Cleaning-themed items such as Bath Bomb and Bubble Wand add tactical options for burst coverage, precision cleaning, and crowd/space control. Players can also defeat enemies for points, balancing coverage efficiency with combat risk–reward.
We wanted to make “cleaning” feel like high-energy action with continuous decisions.


Built in Unreal Engine using a modular, data-driven Blueprint architecture so gameplay could be iterated and debugged quickly by the whole team. The core coverage system updates surface states in real time (clean/paint and re-dirty interactions) and exposes key tuning parameters through Data Assets and structured Blueprint variables, allowing designers to adjust scoring/coverage behavior, enemy re-dirty strength, and item effects without touching core graphs.

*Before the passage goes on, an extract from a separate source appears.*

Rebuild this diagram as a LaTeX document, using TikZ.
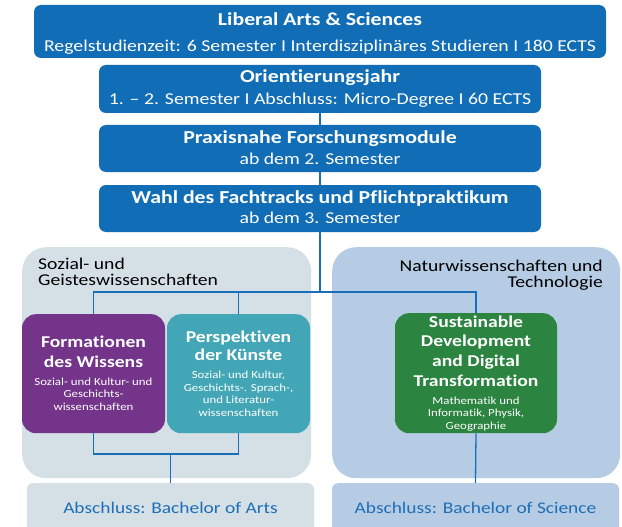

Enemy behaviors are integrated into the same coverage ruleset so their movement can dynamically contest territory, while combat events feed into the scoring/results flow. UI is implemented with UMG and connected to the runtime game state to provide clear feedback for coverage, score, and round status. Audio triggers are designed to be event-driven (coverage changes, item usage, enemy defeat, milestones), making it straightforward to expand sound coverage consistently as content grows.
Polish the art pass for a more cohesive visual identity and clearer readability during fast movement, fix remaining gameplay/UI/build stability bugs found during team playtests, and expand the audio layer with more responsive SFX and pacing-driven ambience/music so coverage actions, enemy pressure, and key milestones feel more impactful.